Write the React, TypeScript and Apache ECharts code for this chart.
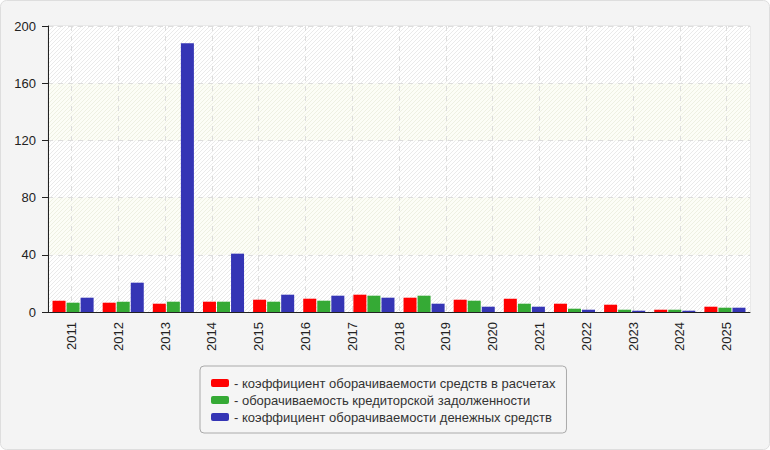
import React, { useEffect, useRef } from "react";
import * as echarts from "echarts";

const yearLabels = ["2011", "2012", "2013", "2014", "2015", "2016", "2017", "2018", "2019", "2020", "2021", "2022", "2023", "2024", "2025"];
const barSlots = ["2011", "2012", "2013", "2014", "2015", "2016", "2017", "2018", "2019", "2020", "2021", "2022", "2023", "2024"];

const seriesNames = [
  "коэффициент оборачиваемости средств в расчетах",
  "оборачиваемость кредиторской задолженности",
  "коэффициент оборачиваемости денежных средств",
];
const receivablesTurnover = [7.9, 6.5, 5.8, 7.2, 8.6, 9.3, 12.1, 10.0, 8.6, 9.3, 5.8, 5.1, 1.6, 3.7];
const payablesTurnover = [6.5, 7.2, 7.2, 7.2, 7.2, 7.9, 11.4, 11.4, 7.9, 5.8, 2.3, 1.6, 1.6, 3.0];
const cashTurnover = [10.0, 20.5, 188, 40.8, 12.1, 11.4, 10.0, 5.8, 3.7, 3.7, 1.6, 0.9, 0.9, 3.0];
const colors = ["#ff0000", "#35aa35", "#3535b5"];

const yTicks = { min: 0, max: 200, interval: 40 };

function hatch(bg: string, line: string) {
  const svg =
    `<svg xmlns="http://www.w3.org/2000/svg" width="4" height="4">` +
    `<rect width="4" height="4" fill="${bg}"/>` +
    `<rect x="3" y="0" width="1" height="1" fill="${line}"/>` +
    `<rect x="2" y="1" width="1" height="1" fill="${line}"/>` +
    `<rect x="1" y="2" width="1" height="1" fill="${line}"/>` +
    `<rect x="0" y="3" width="1" height="1" fill="${line}"/>` +
    `</svg>`;
  return {
    image: "data:image/svg+xml;charset=utf-8," + encodeURIComponent(svg),
    repeat: "repeat",
    imageWidth: 4,
    imageHeight: 4,
  } as any;
}

export default function App() {
  const ref = useRef<HTMLDivElement>(null);
  useEffect(() => {
    document.body.style.margin = "0";
    const chart = echarts.init(ref.current!, undefined, { renderer: "svg" });
    const font = 'Arial, "Liberation Sans", sans-serif';
    const data = [receivablesTurnover, payablesTurnover, cashTurnover];
    chart.setOption({
      animation: false,
      backgroundColor: "transparent",
      graphic: [
        {
          type: "rect",
          z: -100,
          silent: true,
          shape: { x: 0.5, y: 0.5, width: 769, height: 449, r: 6 },
          style: { fill: "#f4f4f4", stroke: "#dedede", lineWidth: 1 },
        },
      ],
      grid: {
        left: 48,
        top: 26,
        right: 20,
        bottom: 138,
        show: true,
        backgroundColor: "transparent",
        borderColor: "#dddddd",
        borderWidth: 1,
      },
      legend: {
        orient: "vertical",
        left: 200,
        top: 366,
        padding: [10, 11, 9, 11],
        itemGap: 3,
        itemWidth: 18,
        itemHeight: 8,
        icon: "roundRect",
        borderColor: "#aaaaaa",
        borderWidth: 1,
        borderRadius: 4,
        backgroundColor: "#f5f5f5",
        formatter: (name: string) => "- " + name,
        textStyle: { fontSize: 13, color: "#333", fontFamily: font, lineHeight: 14 },
        data: seriesNames,
      },
      xAxis: [
        {
          type: "category",
          data: yearLabels,
          boundaryGap: true,
          axisLine: { lineStyle: { color: "#222", width: 1 } },
          axisTick: { alignWithLabel: true, length: 5, lineStyle: { color: "#222" } },
          axisLabel: { rotate: 90, margin: 10, fontSize: 13, color: "#222", fontFamily: font, interval: 0 },
          splitLine: { show: true, alignWithLabel: true, lineStyle: { color: "#dddddd", type: [5, 5] } },
        },
        {
          type: "category",
          data: barSlots,
          boundaryGap: true,
          show: false,
          position: "bottom",
        },
      ],
      yAxis: {
        type: "value",
        ...yTicks,
        axisLine: { show: true, lineStyle: { color: "#222", width: 1 } },
        axisTick: { show: true, length: 6, lineStyle: { color: "#222" } },
        axisLabel: { margin: 12, fontSize: 13, color: "#222", fontFamily: font },
        splitLine: { show: true, lineStyle: { color: "#dddddd", type: [5, 5] } },
        splitArea: {
          show: true,
          areaStyle: { color: [hatch("#ffffff", "#eaeaea"), hatch("#fcfdf6", "#eef0e2")] },
        },
      },
      series: seriesNames.map((name, i) => ({
        name,
        type: "bar",
        xAxisIndex: 1,
        data: data[i],
        barWidth: 13,
        barGap: "8%",
        itemStyle: { color: colors[i] },
      })),
    });
    return () => chart.dispose();
  }, []);
  return <div ref={ref} style={{ width: 770, height: 450 }} />;
}
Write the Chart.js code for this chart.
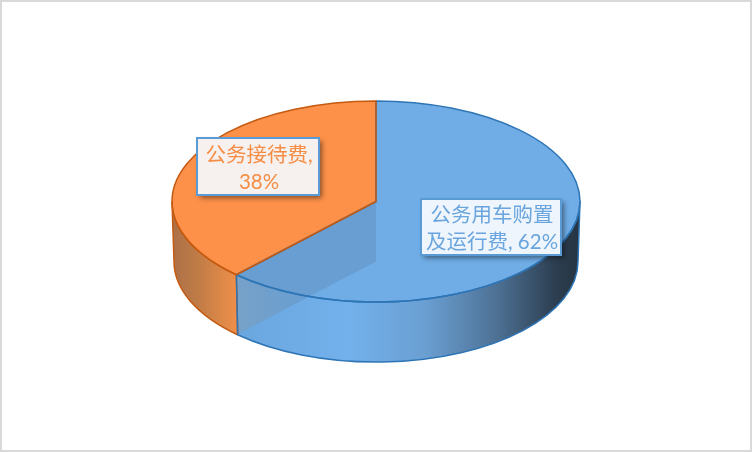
<!DOCTYPE html>
<html>
<head>
<meta charset="utf-8">
<style>
  html, body { margin: 0; padding: 0; background: #fff; }
  #chart { display: block; outline: 2px solid #d9d9d9; outline-offset: -2px; }
</style>
</head>
<body>
<canvas id="chart" width="752" height="452"></canvas>
<script src="https://cdn.jsdelivr.net/npm/chart.js@4/dist/chart.umd.min.js"></script>
<script>
// data
const categories = ['公务用车购置及运行费', '公务接待费'];
const percentages = [62, 38];
const labelLines = [['公务用车购置', '及运行费, 62%'], ['公务接待费,', '38%']];

// look of the tilted pie
const topColors = ['#70ade6', '#fd9149'];
const edgeColors = ['#2e75b6', '#c55a11'];
const textColors = ['#6aa5de', '#f58d44'];
const boxFills = ['#eff5fc', '#f6f1ef'];
const labelBoxes = [[421, 199, 140, 56], [197, 138, 122, 57]];
const CENTER_X = 376, CENTER_Y = 201.5, RADIUS = 204, RADIUS_Y = 100.5;
const DEPTH = 60, BOTTOM_RADIUS = 202, BOTTOM_RADIUS_Y = 100.5;
const SQUASH = RADIUS_Y / RADIUS;

const point = (a) => [CENTER_X + Math.cos(a) * RADIUS, CENTER_Y + Math.sin(a) * RADIUS_Y];

// side wall between two angles of the ellipse, the front half only
function wallPath(ctx, a0, a1) {
  ctx.beginPath();
  ctx.ellipse(CENTER_X, CENTER_Y, RADIUS, RADIUS_Y, 0, a0, a1);
  ctx.ellipse(CENTER_X, CENTER_Y + DEPTH, BOTTOM_RADIUS, BOTTOM_RADIUS_Y, 0, a1, a0, true);
  ctx.closePath();
}

function wallGradient(ctx, x0, x1, stops) {
  const g = ctx.createLinearGradient(x0, 0, x1, 0);
  stops.forEach(s => g.addColorStop(s[0], s[1]));
  return g;
}

const blueWall = [[0, '#6aa6de'], [0.32, '#73b1ec'], [0.55, '#6a9fd2'], [0.75, '#4f7397'], [0.93, '#2c3e50'], [1, '#263441']];
const orangeWall = [[0, '#ab7048'], [0.4, '#c07c46'], [1, '#ee8f4a']];
const wedgeGlare = [[0, 'rgba(190,190,190,0.22)'], [1, 'rgba(190,190,190,0)']];

const tiltedPie = {
  id: 'tiltedPie',
  beforeDatasetsDraw(chart) {
    const ctx = chart.ctx;
    const arcs = chart.getDatasetMeta(0).data;
    const split = arcs[0].endAngle;

    ctx.save();
    wallPath(ctx, 0, split);
    ctx.fillStyle = wallGradient(ctx, point(split)[0], CENTER_X + RADIUS, blueWall);
    ctx.fill();
    wallPath(ctx, split, Math.PI);
    ctx.fillStyle = wallGradient(ctx, CENTER_X - RADIUS, point(split)[0], orangeWall);
    ctx.fill();
    ctx.restore();

    // squash the library's arcs into the top ellipse
    ctx.save();
    ctx.translate(CENTER_X, CENTER_Y);
    ctx.scale(1, SQUASH);
    ctx.translate(-arcs[0].x, -arcs[0].y);
  },
  afterDatasetsDraw(chart) {
    const ctx = chart.ctx;
    ctx.restore();
    const arcs = chart.getDatasetMeta(0).data;
    const split = arcs[0].endAngle;
    const p = point(split);

    // the orange slice's inner wall shows through the blue one
    ctx.save();
    ctx.beginPath();
    ctx.moveTo(CENTER_X, CENTER_Y);
    ctx.lineTo(p[0], p[1]);
    ctx.lineTo(p[0], p[1] + DEPTH);
    ctx.lineTo(CENTER_X, CENTER_Y + DEPTH);
    ctx.closePath();
    ctx.fillStyle = 'rgba(88,128,165,0.32)';
    ctx.fill();

    // and looks greyer where it crosses the outer wall
    ctx.clip();
    wallPath(ctx, 0, split);
    ctx.fillStyle = wallGradient(ctx, p[0], p[0] + 70, wedgeGlare);
    ctx.fill();
    ctx.restore();

    // outlines, kept at an even width
    ctx.save();
    ctx.lineWidth = 1.5;
    ctx.lineJoin = 'round';
    ctx.strokeStyle = edgeColors[1];
    wallPath(ctx, split, Math.PI);
    ctx.stroke();
    ctx.strokeStyle = edgeColors[0];
    wallPath(ctx, 0, split);
    ctx.stroke();
    arcs.forEach((arc, i) => {
      ctx.strokeStyle = edgeColors[i];
      ctx.beginPath();
      ctx.moveTo(CENTER_X, CENTER_Y);
      ctx.ellipse(CENTER_X, CENTER_Y, RADIUS, RADIUS_Y, 0, arc.startAngle, arc.endAngle);
      ctx.closePath();
      ctx.stroke();
    });
    ctx.restore();

    // data labels
    labelLines.forEach((lines, i) => {
      const [x, y, w, h] = labelBoxes[i];
      ctx.save();
      ctx.shadowColor = 'rgba(0,0,0,0.45)';
      ctx.shadowBlur = 5;
      ctx.shadowOffsetX = 3;
      ctx.shadowOffsetY = 3;
      ctx.fillStyle = boxFills[i];
      ctx.fillRect(x, y, w, h);
      ctx.shadowColor = 'transparent';
      ctx.strokeStyle = '#5b9bd5';
      ctx.lineWidth = 2;
      ctx.strokeRect(x, y, w, h);
      ctx.fillStyle = textColors[i];
      ctx.font = '20.5px Lato, "Noto Sans CJK SC", sans-serif';
      ctx.textAlign = 'center';
      ctx.textBaseline = 'middle';
      lines.forEach((line, n) => ctx.fillText(line, x + w / 2 + 1, y + h / 2 + 2 + (n - 0.5) * 27));
      ctx.restore();
    });
  }
};

new Chart(document.getElementById('chart'), {
  type: 'pie',
  data: {
    labels: categories,
    datasets: [{ data: percentages, backgroundColor: topColors, borderWidth: 0, radius: RADIUS }]
  },
  options: {
    responsive: false,
    animation: false,
    devicePixelRatio: 1,
    plugins: { legend: { display: false }, tooltip: { enabled: false } }
  },
  plugins: [tiltedPie]
});
</script>
</body>
</html>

--------------------------------------------------

◆ SET TASK: Set down the lines running from the one with "Write the Chart.js code for this chart." through the one with "const point = (a)", both ends kept, exactly and with no pictures.

◆ WRITTEN RESPONSE:
Write the Chart.js code for this chart.
<!DOCTYPE html>
<html>
<head>
<meta charset="utf-8">
<style>
  html, body { margin: 0; padding: 0; background: #fff; }
  #chart { display: block; outline: 2px solid #d9d9d9; outline-offset: -2px; }
</style>
</head>
<body>
<canvas id="chart" width="752" height="452"></canvas>
<script src="https://cdn.jsdelivr.net/npm/chart.js@4/dist/chart.umd.min.js"></script>
<script>
// data
const categories = ['公务用车购置及运行费', '公务接待费'];
const percentages = [62, 38];
const labelLines = [['公务用车购置', '及运行费, 62%'], ['公务接待费,', '38%']];

// look of the tilted pie
const topColors = ['#70ade6', '#fd9149'];
const edgeColors = ['#2e75b6', '#c55a11'];
const textColors = ['#6aa5de', '#f58d44'];
const boxFills = ['#eff5fc', '#f6f1ef'];
const labelBoxes = [[421, 199, 140, 56], [197, 138, 122, 57]];
const CENTER_X = 376, CENTER_Y = 201.5, RADIUS = 204, RADIUS_Y = 100.5;
const DEPTH = 60, BOTTOM_RADIUS = 202, BOTTOM_RADIUS_Y = 100.5;
const SQUASH = RADIUS_Y / RADIUS;

const point = (a) => [CENTER_X + Math.cos(a) * RADIUS, CENTER_Y + Math.sin(a) * RADIUS_Y];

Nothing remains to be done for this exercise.